On the other hand (or another hand, since two seems too few), it feels more like what happened in Afghanistan in 2001 and Iraq in 2003 where there was resistance to U.S. forces, some continuing for decades, until the invaders finally left. God willing those eternities won’t be visited on people in Ukraine.
The Nuremberg tribunal concluded that wars of aggression are the “supreme international crime.” The mystery is why this came to many of our minds swiftly when the attack on Ukraine began, but less so during earlier wars in places like the Mideast. Maybe Putin was watching and thought, If they got away with that, why not me too?
I keep thinking of a recent New York Times column by Thomas Friedman, mostly because he quoted George Kennan from a Friedman interview in 1998. Kennan was central in writing the Cold War script for the U.S. He was brutally hardline on the Soviet Union. Seven years after the USSR collapsed, Kennan commented on the expansion of NATO to Russia’s borders: “I think it is a tragic mistake … We have signed up to protect a whole series of countries, even though we have neither the resources nor the intention to do so … We are turning our backs on the very people who mounted the greatest bloodless revolution in history to remove that Soviet regime … Of course there is going to be a bad reaction from Russia, and then [the NATO expanders] will say that we always told you that is how the Russians are—but this is just wrong.”
I quote Friedman not because I revere him.
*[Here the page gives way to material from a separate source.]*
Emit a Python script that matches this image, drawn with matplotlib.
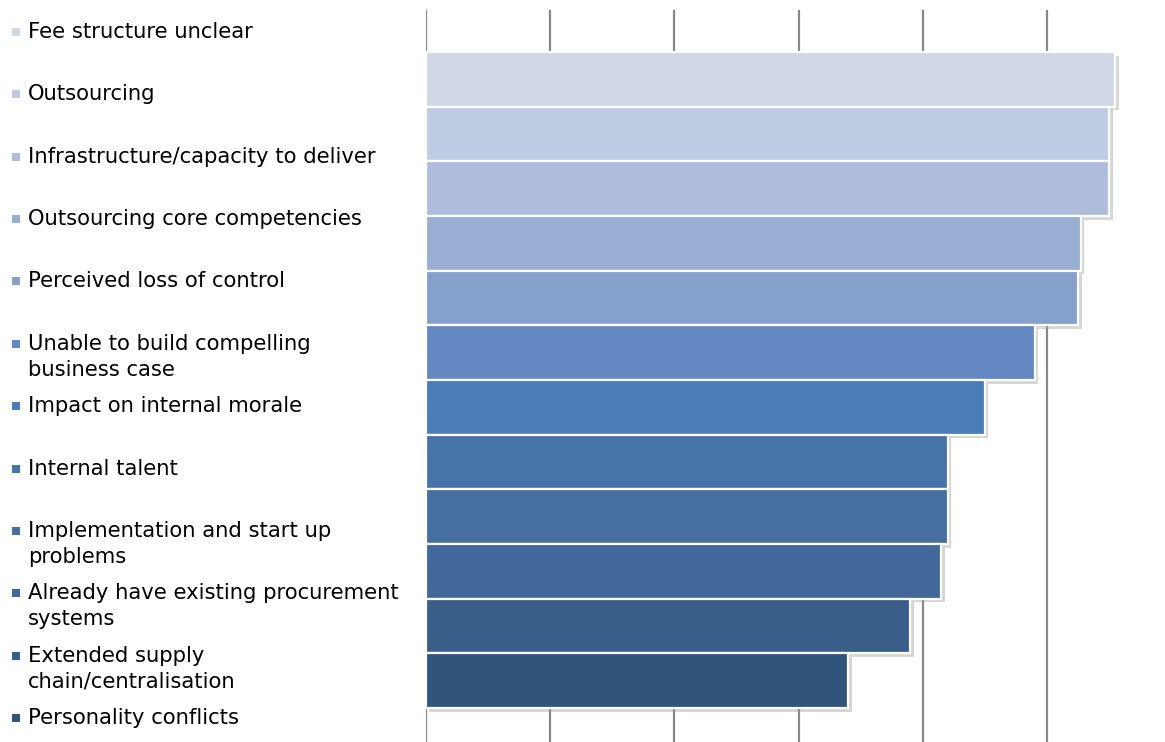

I consider this his only good column in 20 years. Nor was Kennan necessarily right, though it’s refreshing to hear such unexpected thoughts from an old Cold Warrior. But you have to be able to believe all this could at least possibly have gone differently.
I’m similarly touched by a recent piece by Pankaj Mishra, the Indian novelist, critic, historian etc., who says he keeps returning to fiction because only it can include all the contradictions and ambiguities of reality, unlike journalism or expert analysis. Perhaps he means features like commercials in the midst of the bombing. Count on Depends. Buy a Subaru. Go to Jamaica. Now back to Kharkiv. The invasion will not only be televised, it will be sponsored.
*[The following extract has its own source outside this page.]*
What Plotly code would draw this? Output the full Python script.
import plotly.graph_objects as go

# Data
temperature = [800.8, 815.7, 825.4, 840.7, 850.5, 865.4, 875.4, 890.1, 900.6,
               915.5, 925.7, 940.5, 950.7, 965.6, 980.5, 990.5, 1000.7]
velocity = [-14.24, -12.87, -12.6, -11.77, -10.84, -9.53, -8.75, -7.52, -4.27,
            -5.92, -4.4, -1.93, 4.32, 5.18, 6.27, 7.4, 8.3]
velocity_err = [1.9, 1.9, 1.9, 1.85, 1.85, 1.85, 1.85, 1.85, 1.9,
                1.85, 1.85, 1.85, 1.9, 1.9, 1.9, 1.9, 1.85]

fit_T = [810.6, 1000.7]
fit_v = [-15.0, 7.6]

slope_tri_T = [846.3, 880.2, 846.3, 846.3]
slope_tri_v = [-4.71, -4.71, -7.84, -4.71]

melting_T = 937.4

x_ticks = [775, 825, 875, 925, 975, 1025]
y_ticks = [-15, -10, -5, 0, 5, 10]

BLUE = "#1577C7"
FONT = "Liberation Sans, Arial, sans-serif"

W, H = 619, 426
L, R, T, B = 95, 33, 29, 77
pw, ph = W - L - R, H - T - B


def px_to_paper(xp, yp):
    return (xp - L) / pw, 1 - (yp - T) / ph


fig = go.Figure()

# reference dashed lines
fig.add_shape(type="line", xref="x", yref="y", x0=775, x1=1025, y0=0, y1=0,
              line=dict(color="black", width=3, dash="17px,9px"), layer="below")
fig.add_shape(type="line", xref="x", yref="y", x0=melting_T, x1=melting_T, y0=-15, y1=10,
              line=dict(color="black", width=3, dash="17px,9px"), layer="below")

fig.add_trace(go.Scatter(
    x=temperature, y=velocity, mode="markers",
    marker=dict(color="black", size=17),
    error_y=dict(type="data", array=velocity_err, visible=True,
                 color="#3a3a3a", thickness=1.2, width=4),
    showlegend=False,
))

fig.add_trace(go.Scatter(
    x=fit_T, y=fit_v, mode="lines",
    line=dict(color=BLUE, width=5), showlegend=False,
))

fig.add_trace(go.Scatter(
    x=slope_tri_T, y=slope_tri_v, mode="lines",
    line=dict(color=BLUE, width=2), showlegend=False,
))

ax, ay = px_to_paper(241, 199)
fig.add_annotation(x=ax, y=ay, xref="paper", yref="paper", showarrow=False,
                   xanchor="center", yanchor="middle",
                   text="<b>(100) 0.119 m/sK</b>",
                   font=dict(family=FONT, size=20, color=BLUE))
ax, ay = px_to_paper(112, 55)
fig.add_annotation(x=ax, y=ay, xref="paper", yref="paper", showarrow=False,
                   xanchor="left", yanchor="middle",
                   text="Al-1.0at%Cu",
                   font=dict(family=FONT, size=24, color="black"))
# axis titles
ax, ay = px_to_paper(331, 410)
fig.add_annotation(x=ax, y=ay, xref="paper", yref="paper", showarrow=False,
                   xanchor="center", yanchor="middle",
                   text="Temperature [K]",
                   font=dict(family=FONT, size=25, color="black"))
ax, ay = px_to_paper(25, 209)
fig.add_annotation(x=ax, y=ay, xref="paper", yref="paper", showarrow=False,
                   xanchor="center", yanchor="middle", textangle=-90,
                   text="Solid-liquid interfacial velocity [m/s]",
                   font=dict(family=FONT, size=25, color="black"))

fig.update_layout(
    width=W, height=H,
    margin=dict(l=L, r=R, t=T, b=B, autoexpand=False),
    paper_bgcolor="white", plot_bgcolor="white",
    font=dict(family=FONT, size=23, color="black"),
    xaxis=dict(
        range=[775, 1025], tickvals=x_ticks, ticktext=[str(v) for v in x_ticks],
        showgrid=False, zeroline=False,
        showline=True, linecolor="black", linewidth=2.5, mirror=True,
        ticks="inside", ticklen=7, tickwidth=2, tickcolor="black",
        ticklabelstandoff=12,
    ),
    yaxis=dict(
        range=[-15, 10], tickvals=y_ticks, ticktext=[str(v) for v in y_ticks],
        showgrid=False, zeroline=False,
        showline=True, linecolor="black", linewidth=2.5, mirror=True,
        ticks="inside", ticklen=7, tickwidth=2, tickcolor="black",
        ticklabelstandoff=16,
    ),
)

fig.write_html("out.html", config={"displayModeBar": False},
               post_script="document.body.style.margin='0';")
I had a word-drunk lit prof at Brandeis who once said, regarding one of the cul-de-sacs of the 1960s, “The trouble with these conflicts is they are deficient in resolubility.” Still, you gotta try. Why? Because once in a while you’ll succeed.
In a slightly more hopeful vein. I was glad to see the Liberals revoke the Emergencies Act last week, even before Doug Ford did it in Ontario, and maybe not unrelated.
It’s been irritating to see the right, including the far-right, absorb free speech and other civil liberties as their own cause. Historically those issues were the province of the left. It was voices of dissent and the marginalized who fought for free speech, largely because they knew how suppression felt, and were the first to suffer it. This redresses the balance, or it’s a start.
I’d even say Justin Trudeau dropped his usual stilted tone and looked most comfortable at the presser, when he paused in defending restrictions and shifted briefly to the positive: “…allow me to be very clear, people are allowed to express their disagreements…” Then BAM, back to cautious justification.